@neologist,
The "Old Testament" is not about history at all. It's about mythology and the rage of dreaming sheep.
The Medes controlled an empire which was not based on Babylon. It was based in the Iranian highlands. Astyages was the last king of the Medes, and he was defeated by Cyrus in 550 BCE. Taking Babylon was just mopping up the mess the Medes left behind, when they had let the Chaldeans return to Babylon. You have zero perspective on history. If it's in your cherished book of fairy tales, then you think it's important. The Egyptians were trying to invade and occupy Mesopotamia, the Assyrian empire was decaying, the Chaldeans were trying to take Babylon from them, the Scythians and the Cimmerians were attacking the Assyrians, and so their empire went into a slow collapse and they could no longer hold onto Babylon. It was at this point that the Medes appear, backed up by their cousins, the Persians.
Babylon fell to the
Medes in 596 BCE. It fell to the Persians in 539 BCE.
As for how many cities which were once capitals of world leading empires became completely uninhabited, the answer is none--not even Babylon. Babylon was never the capital of a world leading empire. There has never been a world leading empire. Again, you lack perspective. Babylon only became uninhabited more than 1500 years after the events you are obsessed with. Babylon has been destroyed more than once, and rebuilt. Most recently, Saddam Hussein was trying to rebuild the city in 1983. However, he got distracted not long after that.

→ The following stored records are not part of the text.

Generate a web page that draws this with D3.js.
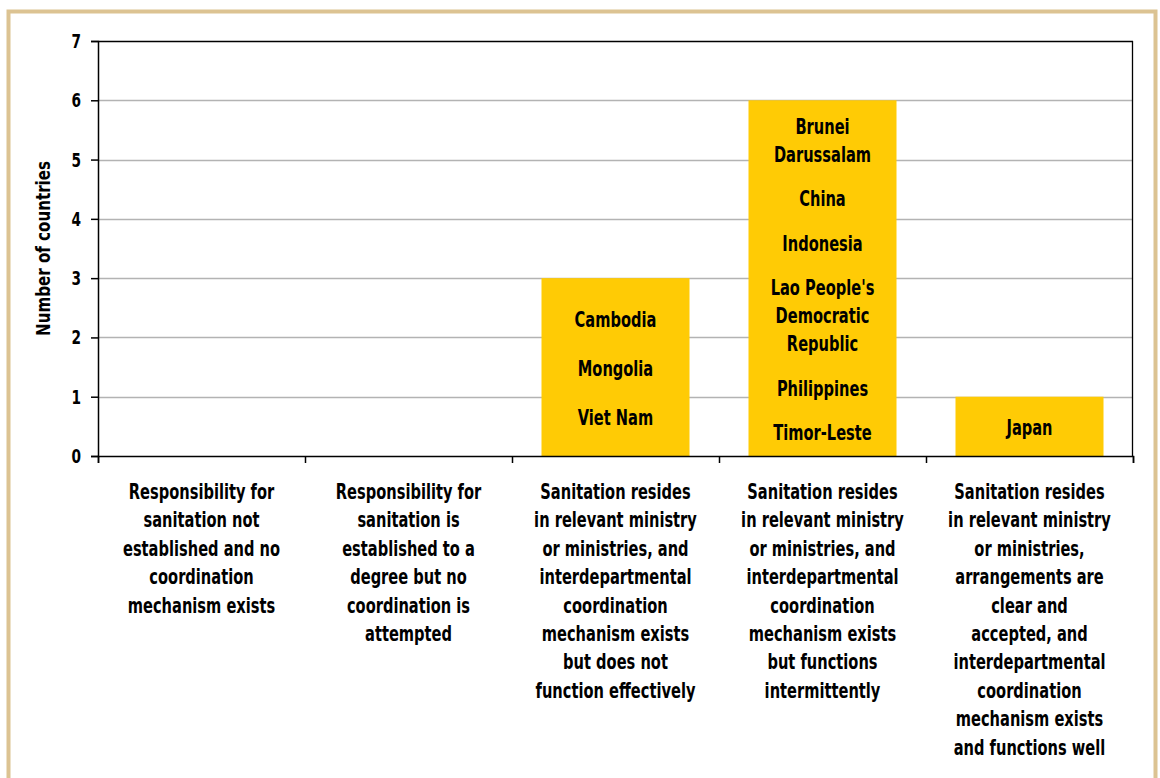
<!DOCTYPE html>
<html><head><meta charset="utf-8">
<script src="https://cdn.jsdelivr.net/npm/d3@7"></script>
<style>
html,body{margin:0;padding:0;background:#fff;}
svg text{font-family:"DejaVu Sans Condensed","DejaVu Sans",sans-serif;font-weight:bold;fill:#000;}
</style></head><body>
<svg id="chart" width="1160" height="778"></svg>
<script>
const categories = [
  ["Responsibility for","sanitation not","established and no","coordination","mechanism exists"],
  ["Responsibility for","sanitation is","established to a","degree but no","coordination is","attempted"],
  ["Sanitation resides","in relevant ministry","or ministries, and","interdepartmental","coordination","mechanism exists","but does not","function effectively"],
  ["Sanitation resides","in relevant ministry","or ministries, and","interdepartmental","coordination","mechanism exists","but functions","intermittently"],
  ["Sanitation resides","in relevant ministry","or ministries,","arrangements are","clear and","accepted, and","interdepartmental","coordination","mechanism exists","and functions well"]
];
const values = [0, 0, 3, 6, 1];
const countries = [
  [],
  [],
  [["Cambodia"],["Mongolia"],["Viet Nam"]],
  [["Brunei","Darussalam"],["China"],["Indonesia"],["Lao People's","Democratic","Republic"],["Philippines"],["Timor-Leste"]],
  [["Japan"]]
];
const yTicks = [0,1,2,3,4,5,6,7];
const yTitle = "Number of countries";

const svg = d3.select("#chart");
const SX = 0.74, FS = 22;
const labelGaps = [0, 0, 21, 16.5, 0];
function label(g, x, y, txt, fs, sx, anchor){
  g.append("g").attr("transform",`translate(${x},${y}) scale(${sx},1)`)
    .append("text").attr("text-anchor",anchor||"middle").attr("font-size",fs).text(txt);
}

// frame
svg.append("path").attr("d","M8.5,790 V11.5 H1155.5 V790")
  .attr("fill","none").attr("stroke","#dcc392").attr("stroke-width",4);

const m = {left:98, right:1133, top:41, bottom:456};
const x = d3.scaleBand().domain(d3.range(values.length)).range([m.left,m.right]).paddingInner(0.285).paddingOuter(0.1425);
const xo = d3.scaleBand().domain(d3.range(values.length)).range([m.left,m.right]);
const y = d3.scaleLinear().domain([0,7]).range([m.bottom,m.top]);

// gridlines
svg.append("g").selectAll("line").data(yTicks.filter(t=>t>0&&t<7)).join("line")
  .attr("x1",m.left).attr("x2",m.right).attr("y1",d=>Math.round(y(d))+0.5).attr("y2",d=>Math.round(y(d))+0.5)
  .attr("stroke","#b3b3b3").attr("stroke-width",1.5);

// bars
svg.append("g").selectAll("rect").data(values).join("rect")
  .attr("x",(d,i)=>x(i)).attr("width",x.bandwidth())
  .attr("y",d=>y(d)).attr("height",d=>y(0)-y(d))
  .attr("fill","#ffcb05");

// plot border
svg.append("line").attr("x1",m.left).attr("x2",m.right).attr("y1",m.top+0.5).attr("y2",m.top+0.5).attr("stroke","#000").attr("stroke-width",1.3);
svg.append("line").attr("x1",m.right-0.5).attr("x2",m.right-0.5).attr("y1",m.top).attr("y2",m.bottom).attr("stroke","#000").attr("stroke-width",1.3);

// axes
const yAxis = svg.append("g").attr("transform",`translate(${m.left},0)`)
  .call(d3.axisLeft(y).tickValues(yTicks).tickFormat("").tickSize(7));
yAxis.select(".domain").attr("stroke","#000").attr("stroke-width",1.5);
yAxis.selectAll(".tick line").attr("stroke","#000").attr("stroke-width",1.5);
const yl = svg.append("g");
yTicks.forEach(t=>label(yl, 81, y(t)+7, String(t), 19, 0.8, "end"));

const xAxis = svg.append("g").attr("transform",`translate(0,${m.bottom})`)
  .call(d3.axisBottom(d3.scaleLinear().domain([0,values.length]).range([m.left,m.right]))
    .tickValues(d3.range(values.length+1)).tickFormat("").tickSize(7));
xAxis.select(".domain").attr("stroke","#000").attr("stroke-width",1.5);
xAxis.selectAll(".tick line").attr("stroke","#000").attr("stroke-width",1.5);

// y title
svg.append("g").attr("transform",`translate(50,${(m.top+m.bottom)/2}) rotate(-90) scale(0.84,1)`)
  .append("text").attr("text-anchor","middle").attr("font-size",20).text(yTitle);

// category labels
const cat = svg.append("g");
categories.forEach((lines,i)=>{
  const cx = xo(i)+xo.bandwidth()/2;
  lines.forEach((l,j)=>label(cat, cx, 499 + j*28.4, l, FS, SX));
});

// country labels inside bars
const lineH = 28;
const cl = svg.append("g");
countries.forEach((list,i)=>{
  if(!list.length) return;
  const gap = labelGaps[i];
  const nLines = d3.sum(list,c=>c.length);
  const total = (nLines-1)*lineH + (list.length-1)*gap;
  const cy = (y(values[i])+y(0))/2;
  let cur = cy - total/2 + 9;
  const cx = x(i)+x.bandwidth()/2;
  list.forEach(c=>{
    c.forEach(l=>{ label(cl, cx, cur, l, FS, SX); cur += lineH; });
    cur += gap;
  });
});
</script>
</body></html>
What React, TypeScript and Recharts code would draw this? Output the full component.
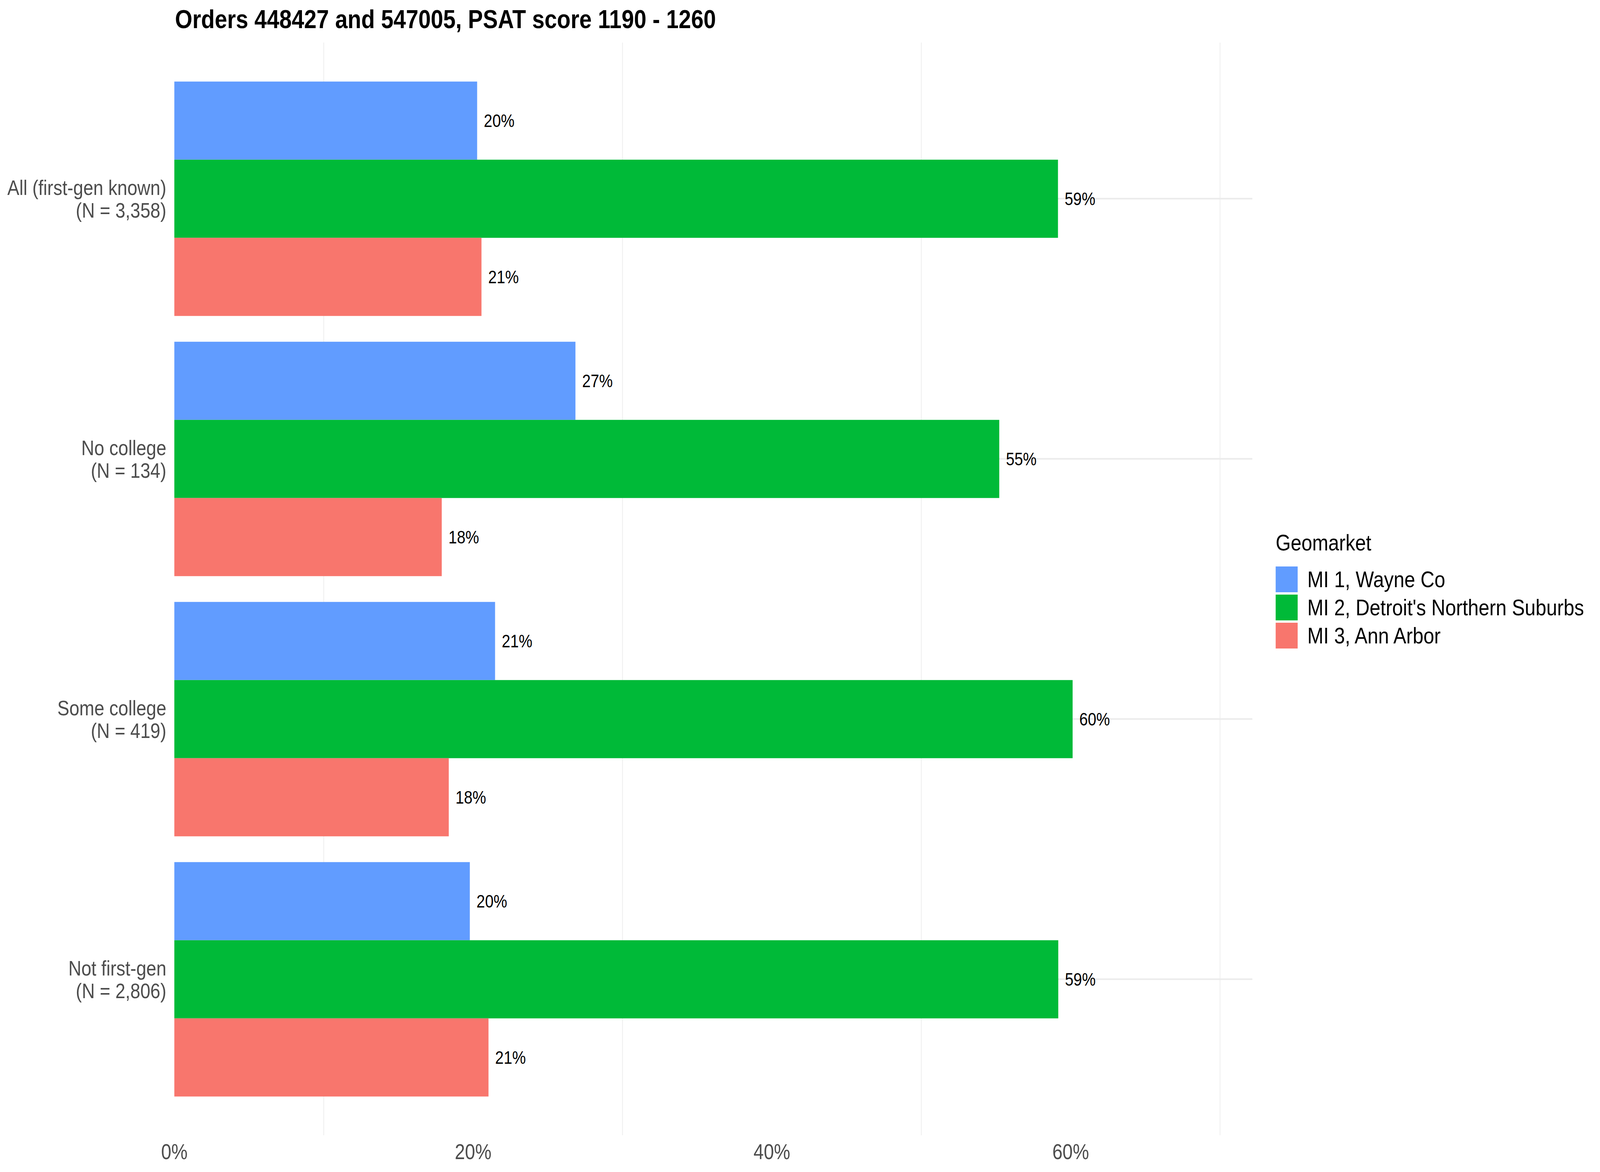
import {
  BarChart,
  Bar,
  XAxis,
  YAxis,
  CartesianGrid,
  LabelList,
} from "recharts";

document.body.style.margin = "0";

const FONT = '"Liberation Sans", Arial, Helvetica, sans-serif';

// design size; fitted to the actual viewport
const W = 4800;
const H = 3000;
const VIEW_W = window.innerWidth || W;
const VIEW_H = window.innerHeight || H;
const KX = VIEW_W / W;
const KY = VIEW_H / H;

// first-gen groups, top to bottom
const categories = [
  "All (first-gen known)",
  "No college",
  "Some college",
  "Not first-gen",
];
const counts = [3358, 134, 419, 2806];

// share of students per geomarket (%)
const wayneCo = [20.27, 26.85, 21.47, 19.78];
const northernSuburbs = [59.15, 55.22, 60.13, 59.17];
const annArbor = [20.56, 17.9, 18.37, 21.03];

const xTicks = [0, 20, 40, 60];
const minorTicks = [10, 30, 50, 70];
const X_MAX = 72.16;

const SERIES = [
  { key: "mi1", name: "MI 1, Wayne Co", color: "#619CFF" },
  { key: "mi2", name: "MI 2, Detroit's Northern Suburbs", color: "#00BA38" },
  { key: "mi3", name: "MI 3, Ann Arbor", color: "#F8766D" },
];

const data = categories.map((label, i) => ({
  label,
  mi1: wayneCo[i],
  mi2: northernSuburbs[i],
  mi3: annArbor[i],
}));

function CategoryTick(props: any) {
  const { x, y, payload } = props;
  const i = categories.indexOf(payload.value);
  return (
    <g>
      <text
        x={x}
        y={y - 9}
        textAnchor="end"
        fontSize={54}
        fill="#4D4D4D"
        fontFamily={FONT}
      >
        {payload.value}
      </text>
      <text
        x={x}
        y={y + 49}
        textAnchor="end"
        fontSize={54}
        fill="#4D4D4D"
        fontFamily={FONT}
      >
        {`(N = ${counts[i].toLocaleString("en-US")})`}
      </text>
    </g>
  );
}

// minor x gridlines (10/30/50/70) placed through the x scale
function minorVertical({ xAxis, offset }: any) {
  const sc = xAxis && xAxis.scale;
  return minorTicks.map((t) =>
    typeof sc === "function"
      ? sc(t)
      : offset.left + (t / X_MAX) * offset.width
  );
}

export default function App() {
  return (
    <div style={{ width: VIEW_W, height: VIEW_H, overflow: "hidden" }}>
      <div
        style={{
          position: "relative",
          width: W,
          height: H,
          background: "#fff",
          fontFamily: FONT,
          transform: `scale(${KX}, ${KY})`,
          transformOrigin: "0 0",
        }}
      >
        <div
          style={{
            position: "absolute",
            left: 525,
            top: 15,
            fontSize: 67,
            lineHeight: 1,
            fontWeight: "bold",
            color: "#000",
            whiteSpace: "nowrap",
          }}
        >
          Orders 448427 and 547005, PSAT score 1190 - 1260
        </div>

        <BarChart
          width={W}
          height={H}
          data={data}
          layout="vertical"
          margin={{ top: 109, right: 1043, bottom: 0, left: 0 }}
          barCategoryGap="5%"
          barGap={0}
        >
          <CartesianGrid
            vertical={false}
            syncWithTicks
            stroke="#EBEBEB"
            strokeWidth={4}
          />
          <CartesianGrid
            horizontal={false}
            verticalCoordinatesGenerator={minorVertical}
            stroke="#EBEBEB"
            strokeWidth={2}
          />
          <XAxis
            type="number"
            domain={[0, X_MAX]}
            ticks={xTicks}
            tickFormatter={(v) => `${v}%`}
            axisLine={false}
            tickLine={false}
            tickSize={0}
            tickMargin={22}
            height={94}
            tick={{ fontSize: 55, fill: "#4D4D4D", fontFamily: FONT }}
          />
          <YAxis
            type="category"
            dataKey="label"
            width={523}
            axisLine={false}
            tickLine={false}
            tickSize={0}
            tickMargin={24}
            padding={{ top: 66.5, bottom: 66.5 }}
            tick={<CategoryTick />}
          />
          {SERIES.map((s) => (
            <Bar
              key={s.key}
              dataKey={s.key}
              name={s.name}
              fill={s.color}
              isAnimationActive={false}
            >
              <LabelList
                dataKey={s.key}
                position="right"
                offset={20}
                formatter={(v: any) => `${Math.round(Number(v))}%`}
                fontSize={46}
                fill="#000"
                fontFamily={FONT}
              />
            </Bar>
          ))}
        </BarChart>

        <div
          style={{ position: "absolute", left: 3827, top: 1360, color: "#000" }}
        >
          <div style={{ fontSize: 58, lineHeight: 1, marginBottom: 32 }}>
            Geomarket
          </div>
          {SERIES.map((s) => (
            <div
              key={s.key}
              style={{
                display: "flex",
                alignItems: "center",
                height: 66,
                marginBottom: 6,
              }}
            >
              <div style={{ width: 66, height: 66, background: s.color }} />
              <div
                style={{
                  marginLeft: 29,
                  fontSize: 58,
                  lineHeight: 1,
                  whiteSpace: "nowrap",
                }}
              >
                {s.name}
              </div>
            </div>
          ))}
        </div>
      </div>
    </div>
  );
}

You are so obsessively focused on your idiot "prophecies" that you are unable to see the flow of history which swirled around the city once known as Babylon. If i had a thousand dollars for every two-bit, tin-pot thug who set up a throne in Babylon and called himself the King of a "world-leading" empire, i'd retire to Hawaii.
As for the implications of that stupidity about "world-leading" empires, the capital of the Achaemenid empire was Susa in what is now Iran. It was overrun time and again by Assyrians, Medes, Persians, Greco-Macedonians and eventually by Ali and his Muslim army of holy warriors. Just like Babylon, it was marginalized by the Muslims during their "Islamification" of Persia, and wasted away.
There were cities in the coastal deserts of Peru that "died" so long ago, we don't even know their names. Teotihuacan on the Mexican plateau was once a city of more than 100,000 people, and about 1500 years ago, may have been the sixth largest city in the world. It was a well-known religious center, very important to the people of the region--and it was completely unihabited by a thousand years ago. We don't know who it's people were, what language they spoke and why the city declined.
The city of Carthage was completely destroyed by the Romans, and they even plowed salt into the land around the city to prevent its occupation. Unfortunately for them, Utica sits on a river which silted up, so they were forced to rebuild Carthage, so as to have a reliable port. It certainly was never the capital of a "world leading empire," and for as extensive and rich as the Punic empire became before they went to war with the Romans, they were unable to either defend their empire nor to save their city.
I could go on like this for quite a while, but you've already wasted too much of my time with your obsessive idiocy. If you want to believe in your silly fairy tales about prophecy, help yourself. Don't expect that any well-educated people will take you seriously.